A diffusion model denoising technique that dynamically balances local detail and global structure.
Adaptive dual-scale denoising is an architectural approach for noise removal in diffusion-based generative models that operates simultaneously at two spatial scales. Rather than processing an input through a single unified pathway, the method employs two parallel branches: one specialized for capturing fine-grained local details such as textures and edges, and another focused on broader global structures and compositional coherence. A learnable weighting mechanism dynamically adjusts the relative contribution of each branch based on the current noise level during the diffusion process, allowing the model to prioritize different types of information at different stages of generation.
The core insight driving this design is that denoising is not a uniform task across the diffusion trajectory. At high noise levels, recovering global structure is paramount, while at lower noise levels, reconstructing fine local details becomes increasingly important. By making the balance between scales adaptive rather than fixed, the model can allocate representational capacity more efficiently throughout the reverse diffusion process. This contrasts with standard single-scale U-Net architectures, which apply the same feature extraction strategy regardless of noise level, potentially underserving either local or global fidelity at different stages.

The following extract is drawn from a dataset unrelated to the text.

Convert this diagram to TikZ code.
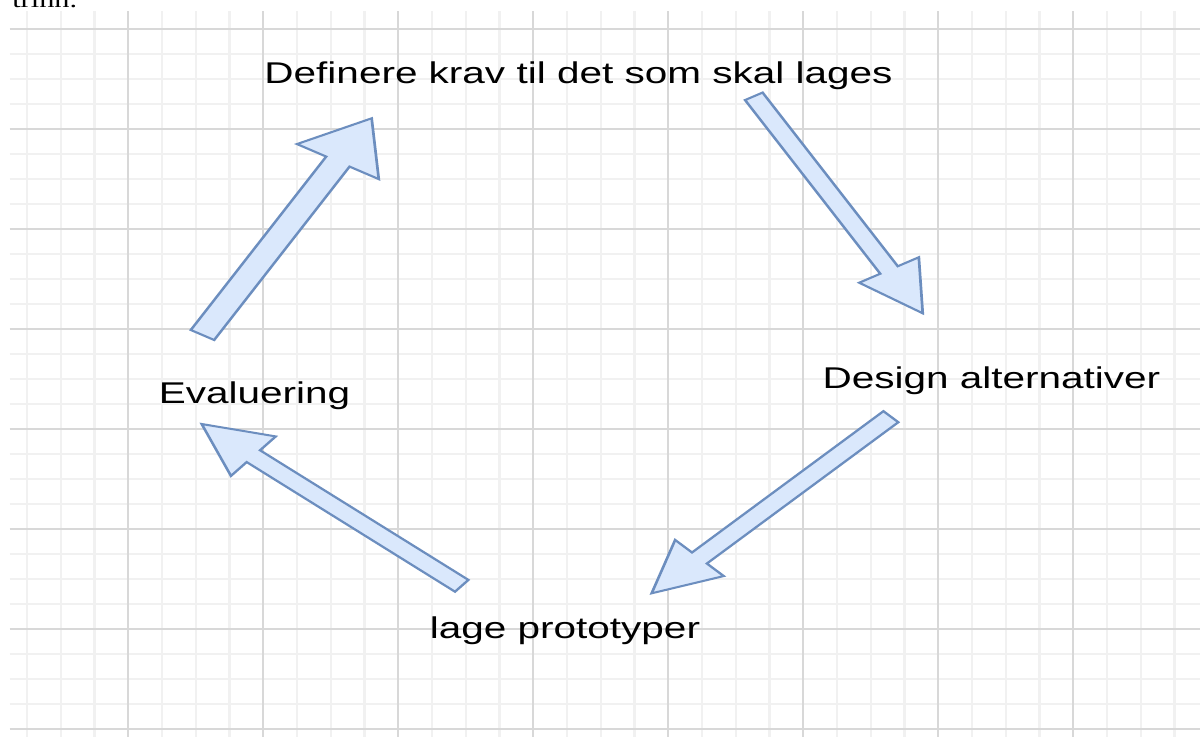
\documentclass[tikz,border=0pt]{standalone}
\usepackage{fontspec}
\setmainfont{Liberation Sans}
\newfontfamily\pageserif{Liberation Serif}
\usepackage{tikz}
\usetikzlibrary{
  % enables the block arrow points
  calc,%
  positioning
}
\definecolor{arrowfill}{HTML}{DAE8FC}
\definecolor{arrowline}{HTML}{6C8EBF}
\definecolor{gridminor}{HTML}{F1F1F1}
\definecolor{gridmajor}{HTML}{D8D8D8}
\tikzset{font=\fontsize{30}{36}\selectfont}
\tikzset{steplabel/.style={anchor=base, inner sep=0pt},
  blockarrow/.style={fill=arrowfill, draw=arrowline, line width=2pt, line join=miter},
  minorline/.style={gridminor, line width=1.8pt},
  majorline/.style={gridmajor, line width=1.3pt}}
% block arrow from tail #1 to tip #2, half shaft #3, half head #4
\newcommand\blockarrow[4]{%
  \coordinate (hb) at ($(#2)!50pt!(#1)$);
  \draw[blockarrow] ($(#1)!#3pt!90:(#2)$) -- ($(hb)!#3pt!90:(#2)$) -- ($(hb)!#4pt!90:(#2)$)
    -- (#2) -- ($(hb)!#4pt!-90:(#2)$) -- ($(hb)!#3pt!-90:(#2)$) -- ($(#1)!#3pt!-90:(#2)$) -- cycle;}

\begin{document}
\begin{tikzpicture}[x=1pt, y=-1pt]
        \useasboundingbox (0,0) rectangle (1200,737);
        \fill[white] (0,0) rectangle (1200,737);
        \begin{scope}[transform canvas={xscale=1.35}]
          \clip (0,0) rectangle (888.9,737);
          % squared paper
          \foreach \x in {20,45,...,870} \draw[minorline] (\x,11) -- (\x,737);
          \foreach \y in {29,54,...,729} \draw[minorline] (7.4,\y) -- (888.9,\y);
          \foreach \x in {95,195,...,795} \draw[majorline] (\x,11) -- (\x,737);
          \foreach \y in {29,129,...,729} \draw[majorline] (7.4,\y) -- (888.9,\y);
          \node[anchor=base west, inner sep=0pt, font=\pageserif\fontsize{22.5}{27}\selectfont] (trinn) at (8.9,7.5) {trinn.};
          % the four steps
          \node[steplabel] (krav) at (428.5,83) {Definere krav til det som skal lages};
          \node[steplabel] (design) at (734.4,388) {Design alternativer};
          \node[steplabel] (prototyper) at (418.5,638) {lage prototyper};
          \node[steplabel] (evaluering) at (188.5,403) {Evaluering};
          \coordinate (evalOut) at (150,335);
          \coordinate (kravIn) at (275.3,118.3);
          \coordinate (kravOut) at (558.4,96.3);
          \coordinate (designIn) at (683.5,313.3);
          \coordinate (designOut) at (659.9,416.7);
          \coordinate (protoIn) at (482.7,593.3);
          \coordinate (protoOut) at (342,585.8);
          \coordinate (evalIn) at (149.4,424);
          \blockarrow{evalOut}{kravIn}{10}{35}
          \blockarrow{kravOut}{designIn}{7.5}{25.5}
          \blockarrow{designOut}{protoIn}{7.8}{25.5}
          \blockarrow{protoOut}{evalIn}{7.7}{25.8}
        \end{scope}
      \end{tikzpicture}
\end{document}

Adaptive dual-scale denoising builds on a longer tradition of multi-scale signal processing and hierarchical feature extraction in deep learning, but its specific formulation is tailored to the conditional demands of score-based and denoising diffusion probabilistic models. The technique has demonstrated improvements in sample quality metrics such as FID scores and perceptual sharpness, particularly in lower-dimensional or constrained generative settings where standard architectures may struggle to balance detail preservation with structural coherence.
While promising, the approach introduces additional computational overhead due to the parallel branch structure and the learnable gating mechanism. Its practical adoption depends on whether the quality gains justify the added complexity for a given application. The concept gained visibility through AI-assisted research initiatives exploring automated hypothesis generation in generative modeling, highlighting how architectural innovations in diffusion models continue to emerge from both human and machine-driven inquiry.